* Goal *
All the data must come back unchanged, except that pictures are left out.

* Data provided *

"""

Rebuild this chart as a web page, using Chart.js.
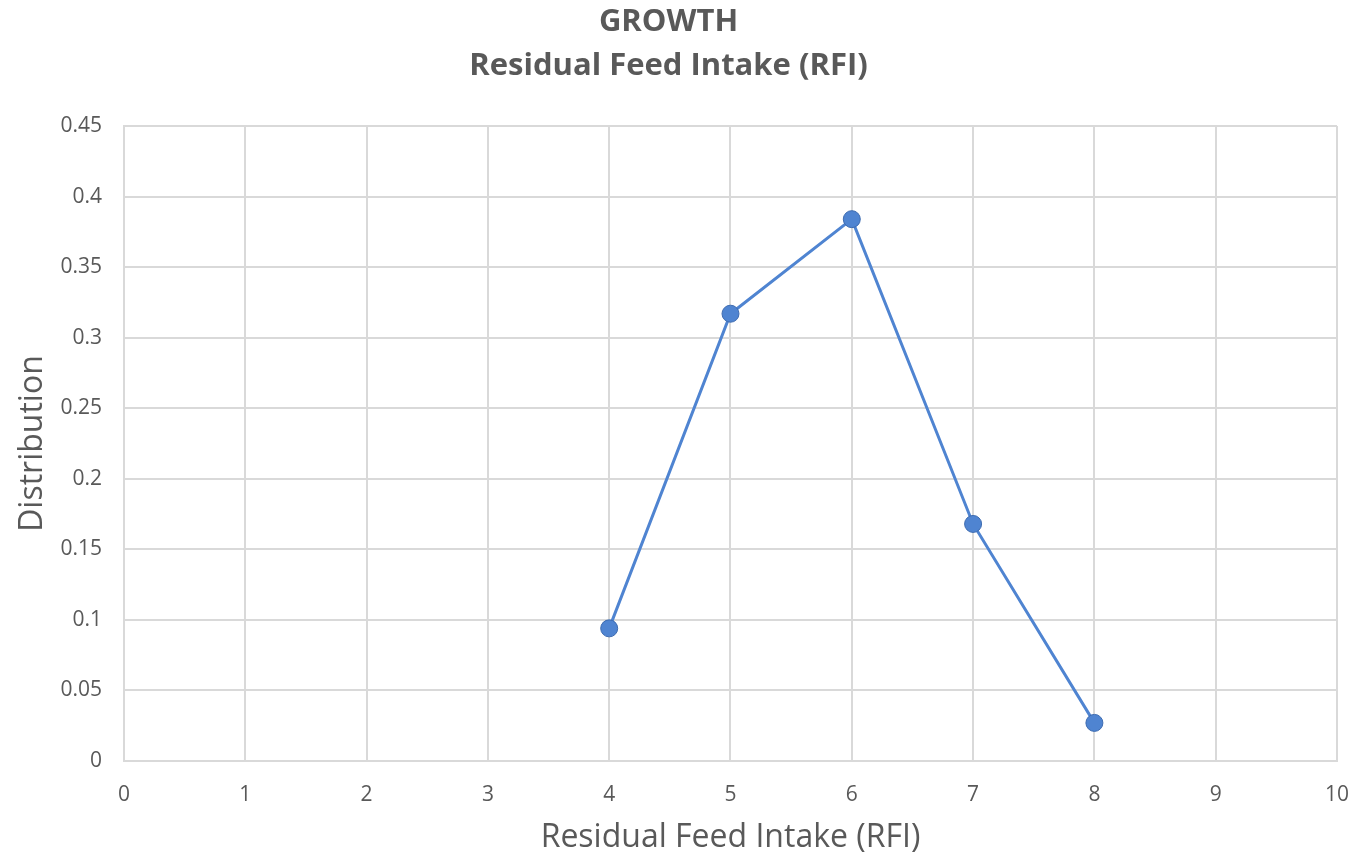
<!DOCTYPE html>
<html>
<head>
<meta charset="utf-8">
<script src="https://cdn.jsdelivr.net/npm/chart.js@4"></script>
<style>
  html, body { margin: 0; padding: 0; background: #fff; }
  #wrap { width: 1370px; height: 857px; }
</style>
</head>
<body>
<div id="wrap"><canvas id="rfiChart"></canvas></div>
<script>
// values
var rfiValues = [4, 5, 6, 7, 8];
var distribution = [0.094, 0.317, 0.384, 0.168, 0.027];
var titleLines = ['GROWTH', 'Residual Feed Intake (RFI)'];

var textGrey = '#595959';
var gridGrey = '#d9d9d9';
var lineBlue = '#4f84d1';

var points = rfiValues.map((x, i) => ({ x: x, y: distribution[i] }));

var ctx = document.getElementById('rfiChart').getContext('2d');
new Chart(ctx, {
    type: 'scatter',
    data: {
        datasets: [{
            data: points,
            showLine: true,
            borderColor: lineBlue,
            borderWidth: 3,
            backgroundColor: lineBlue,
            pointBorderColor: '#3d6bb0',
            pointBorderWidth: 1,
            pointRadius: 8.5,
            pointHoverRadius: 8.5
        }]
    },
    options: {
        responsive: true,
        maintainAspectRatio: false,
        animation: false,
        layout: { padding: { left: 0, right: 33, top: 0, bottom: 0 } },
        plugins: {
            legend: { display: false },
            tooltip: { enabled: false },
            title: {
                display: true,
                text: titleLines,
                color: textGrey,
                font: { family: 'Open Sans', size: 31, weight: 'bold', lineHeight: 1.42 },
                padding: { top: 0, bottom: 38 }
            }
        },
        scales: {
            x: {
                type: 'linear',
                min: 0,
                max: 10,
                ticks: {
                    stepSize: 1,
                    color: textGrey,
                    font: { family: 'Open Sans', size: 21 },
                    padding: 21
                },
                grid: { color: gridGrey, lineWidth: 2, drawTicks: false },
                border: { color: gridGrey, width: 2 },
                title: {
                    display: true,
                    text: 'Residual Feed Intake (RFI)',
                    color: textGrey,
                    font: { family: 'Open Sans', size: 32 },
                    padding: { top: 4, bottom: 0 }
                },
                afterFit: function (scale) { scale.height = 96; }
            },
            y: {
                min: 0,
                max: 0.45,
                ticks: {
                    stepSize: 0.05,
                    color: textGrey,
                    font: { family: 'Open Sans', size: 21 },
                    padding: 22,
                    callback: v => String(+v.toFixed(2))
                },
                grid: { color: gridGrey, lineWidth: 2, drawTicks: false },
                border: { color: gridGrey, width: 2 },
                title: {
                    display: true,
                    text: 'Distribution',
                    color: textGrey,
                    font: { family: 'Open Sans', size: 32 },
                    padding: { top: 14, bottom: 0 }
                },
                afterFit: function (scale) { scale.width = 124; }
            }
        }
    }
});
</script>
</body>
</html>
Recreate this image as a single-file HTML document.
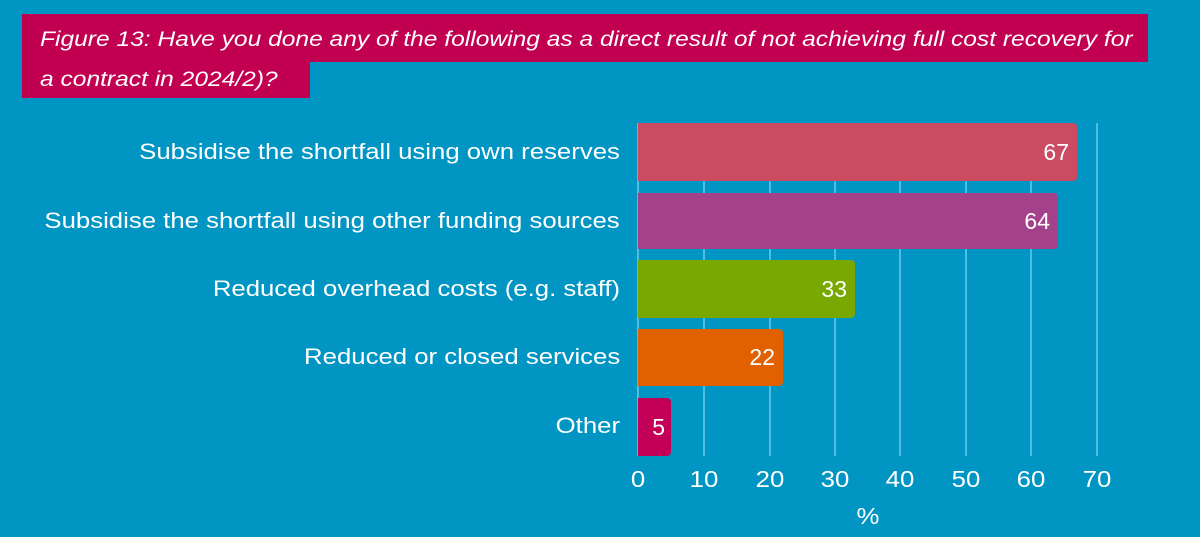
<!DOCTYPE html>
<html><head><style>
body{margin:0;width:1200px;height:537px;background:#0195c3;font-family:"Liberation Sans",sans-serif;overflow:hidden;position:relative}
.t{position:absolute;color:#fff;font-style:italic;font-size:21px;white-space:nowrap;transform:scaleX(1.17);transform-origin:left center}
.lab{position:absolute;right:580px;color:#fff;font-size:22px;white-space:nowrap;line-height:22px;transform:scaleX(1.17);transform-origin:right center}
.g{position:absolute;top:123px;height:333px;width:2px;background:#4dbde0}
.bar{position:absolute;left:638px;border-radius:0 4px 4px 0;color:#fff;font-size:23px;text-align:right;box-sizing:border-box;padding-right:8px}
.tk{position:absolute;top:466px;color:#fff;font-size:23px;width:40px;margin-left:-20px;text-align:center;transform:scaleX(1.12)}
</style></head><body>
<div style="position:absolute;left:22px;top:14px;width:1126px;height:48px;background:#c20051"></div>
<div style="position:absolute;left:22px;top:62px;width:288px;height:36px;background:#c20051"></div>
<div class="t" style="left:40px;top:28px">Figure 13: Have you done any of the following as a direct result of not achieving full cost recovery for</div>
<div class="t" style="left:40px;top:68px">a contract in 2024/2)?</div>
<div class="g" style="left:637px"></div>
<div class="g" style="left:703px"></div>
<div class="g" style="left:769px"></div>
<div class="g" style="left:834px"></div>
<div class="g" style="left:899px"></div>
<div class="g" style="left:965px"></div>
<div class="g" style="left:1030px"></div>
<div class="g" style="left:1096px"></div>
<div class="lab" style="top:141px">Subsidise the shortfall using own reserves</div>
<div class="lab" style="top:210px">Subsidise the shortfall using other funding sources</div>
<div class="lab" style="top:278px">Reduced overhead costs (e.g. staff)</div>
<div class="lab" style="top:346px">Reduced or closed services</div>
<div class="lab" style="top:415px">Other</div>
<div class="bar" style="top:123px;height:58px;width:439px;background:#cb4b63;line-height:58px">67</div>
<div class="bar" style="top:193px;height:56px;width:420px;background:#a3428a;line-height:56px">64</div>
<div class="bar" style="top:260px;height:58px;width:217px;background:#79a800;line-height:58px">33</div>
<div class="bar" style="top:329px;height:57px;width:145px;background:#e16100;line-height:57px">22</div>
<div class="bar" style="top:398px;height:58px;width:33px;background:#c20058;line-height:58px;padding-right:6px">5</div>
<div class="tk" style="left:638px">0</div>
<div class="tk" style="left:704px">10</div>
<div class="tk" style="left:770px">20</div>
<div class="tk" style="left:835px">30</div>
<div class="tk" style="left:900px">40</div>
<div class="tk" style="left:966px">50</div>
<div class="tk" style="left:1031px">60</div>
<div class="tk" style="left:1097px">70</div>
<div class="tk" style="left:868px;top:503px">%</div>
</body></html>
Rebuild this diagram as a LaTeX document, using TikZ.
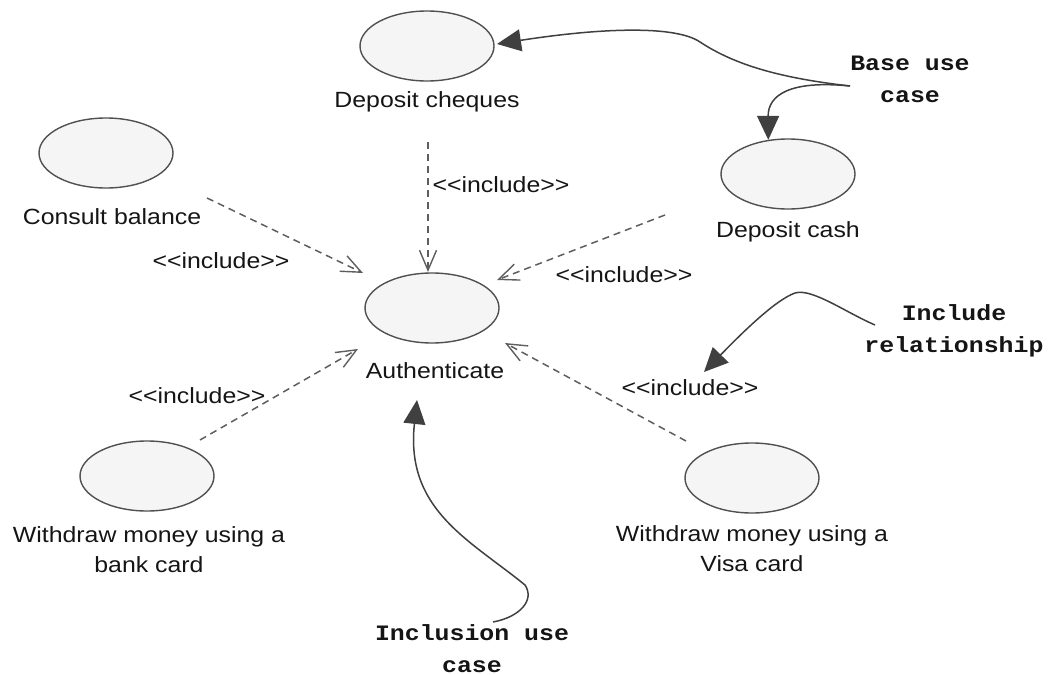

"""

* Answer for this exercise *
Rebuild this chart as a web page, using Chart.js.
<!DOCTYPE html>
<html>
<head>
<meta charset="utf-8">
<script src="https://cdn.jsdelivr.net/npm/chart.js@4"></script>
<style>
  html, body { margin: 0; padding: 0; background: #fff; }
  #wrap { width: 1370px; height: 857px; }
</style>
</head>
<body>
<div id="wrap"><canvas id="rfiChart"></canvas></div>
<script>
// values
var rfiValues = [4, 5, 6, 7, 8];
var distribution = [0.094, 0.317, 0.384, 0.168, 0.027];
var titleLines = ['GROWTH', 'Residual Feed Intake (RFI)'];

var textGrey = '#595959';
var gridGrey = '#d9d9d9';
var lineBlue = '#4f84d1';

var points = rfiValues.map((x, i) => ({ x: x, y: distribution[i] }));

var ctx = document.getElementById('rfiChart').getContext('2d');
new Chart(ctx, {
    type: 'scatter',
    data: {
        datasets: [{
            data: points,
            showLine: true,
            borderColor: lineBlue,
            borderWidth: 3,
            backgroundColor: lineBlue,
            pointBorderColor: '#3d6bb0',
            pointBorderWidth: 1,
            pointRadius: 8.5,
            pointHoverRadius: 8.5
        }]
    },
    options: {
        responsive: true,
        maintainAspectRatio: false,
        animation: false,
        layout: { padding: { left: 0, right: 33, top: 0, bottom: 0 } },
        plugins: {
            legend: { display: false },
            tooltip: { enabled: false },
            title: {
                display: true,
                text: titleLines,
                color: textGrey,
                font: { family: 'Open Sans', size: 31, weight: 'bold', lineHeight: 1.42 },
                padding: { top: 0, bottom: 38 }
            }
        },
        scales: {
            x: {
                type: 'linear',
                min: 0,
                max: 10,
                ticks: {
                    stepSize: 1,
                    color: textGrey,
                    font: { family: 'Open Sans', size: 21 },
                    padding: 21
                },
                grid: { color: gridGrey, lineWidth: 2, drawTicks: false },
                border: { color: gridGrey, width: 2 },
                title: {
                    display: true,
                    text: 'Residual Feed Intake (RFI)',
                    color: textGrey,
                    font: { family: 'Open Sans', size: 32 },
                    padding: { top: 4, bottom: 0 }
                },
                afterFit: function (scale) { scale.height = 96; }
            },
            y: {
                min: 0,
                max: 0.45,
                ticks: {
                    stepSize: 0.05,
                    color: textGrey,
                    font: { family: 'Open Sans', size: 21 },
                    padding: 22,
                    callback: v => String(+v.toFixed(2))
                },
                grid: { color: gridGrey, lineWidth: 2, drawTicks: false },
                border: { color: gridGrey, width: 2 },
                title: {
                    display: true,
                    text: 'Distribution',
                    color: textGrey,
                    font: { family: 'Open Sans', size: 32 },
                    padding: { top: 14, bottom: 0 }
                },
                afterFit: function (scale) { scale.width = 124; }
            }
        }
    }
});
</script>
</body>
</html>
Recreate this image as a single-file HTML document.
<!DOCTYPE html>
<html><head><style>
body{margin:0;width:1200px;height:537px;background:#0195c3;font-family:"Liberation Sans",sans-serif;overflow:hidden;position:relative}
.t{position:absolute;color:#fff;font-style:italic;font-size:21px;white-space:nowrap;transform:scaleX(1.17);transform-origin:left center}
.lab{position:absolute;right:580px;color:#fff;font-size:22px;white-space:nowrap;line-height:22px;transform:scaleX(1.17);transform-origin:right center}
.g{position:absolute;top:123px;height:333px;width:2px;background:#4dbde0}
.bar{position:absolute;left:638px;border-radius:0 4px 4px 0;color:#fff;font-size:23px;text-align:right;box-sizing:border-box;padding-right:8px}
.tk{position:absolute;top:466px;color:#fff;font-size:23px;width:40px;margin-left:-20px;text-align:center;transform:scaleX(1.12)}
</style></head><body>
<div style="position:absolute;left:22px;top:14px;width:1126px;height:48px;background:#c20051"></div>
<div style="position:absolute;left:22px;top:62px;width:288px;height:36px;background:#c20051"></div>
<div class="t" style="left:40px;top:28px">Figure 13: Have you done any of the following as a direct result of not achieving full cost recovery for</div>
<div class="t" style="left:40px;top:68px">a contract in 2024/2)?</div>
<div class="g" style="left:637px"></div>
<div class="g" style="left:703px"></div>
<div class="g" style="left:769px"></div>
<div class="g" style="left:834px"></div>
<div class="g" style="left:899px"></div>
<div class="g" style="left:965px"></div>
<div class="g" style="left:1030px"></div>
<div class="g" style="left:1096px"></div>
<div class="lab" style="top:141px">Subsidise the shortfall using own reserves</div>
<div class="lab" style="top:210px">Subsidise the shortfall using other funding sources</div>
<div class="lab" style="top:278px">Reduced overhead costs (e.g. staff)</div>
<div class="lab" style="top:346px">Reduced or closed services</div>
<div class="lab" style="top:415px">Other</div>
<div class="bar" style="top:123px;height:58px;width:439px;background:#cb4b63;line-height:58px">67</div>
<div class="bar" style="top:193px;height:56px;width:420px;background:#a3428a;line-height:56px">64</div>
<div class="bar" style="top:260px;height:58px;width:217px;background:#79a800;line-height:58px">33</div>
<div class="bar" style="top:329px;height:57px;width:145px;background:#e16100;line-height:57px">22</div>
<div class="bar" style="top:398px;height:58px;width:33px;background:#c20058;line-height:58px;padding-right:6px">5</div>
<div class="tk" style="left:638px">0</div>
<div class="tk" style="left:704px">10</div>
<div class="tk" style="left:770px">20</div>
<div class="tk" style="left:835px">30</div>
<div class="tk" style="left:900px">40</div>
<div class="tk" style="left:966px">50</div>
<div class="tk" style="left:1031px">60</div>
<div class="tk" style="left:1097px">70</div>
<div class="tk" style="left:868px;top:503px">%</div>
</body></html>
Rebuild this diagram as a LaTeX document, using TikZ.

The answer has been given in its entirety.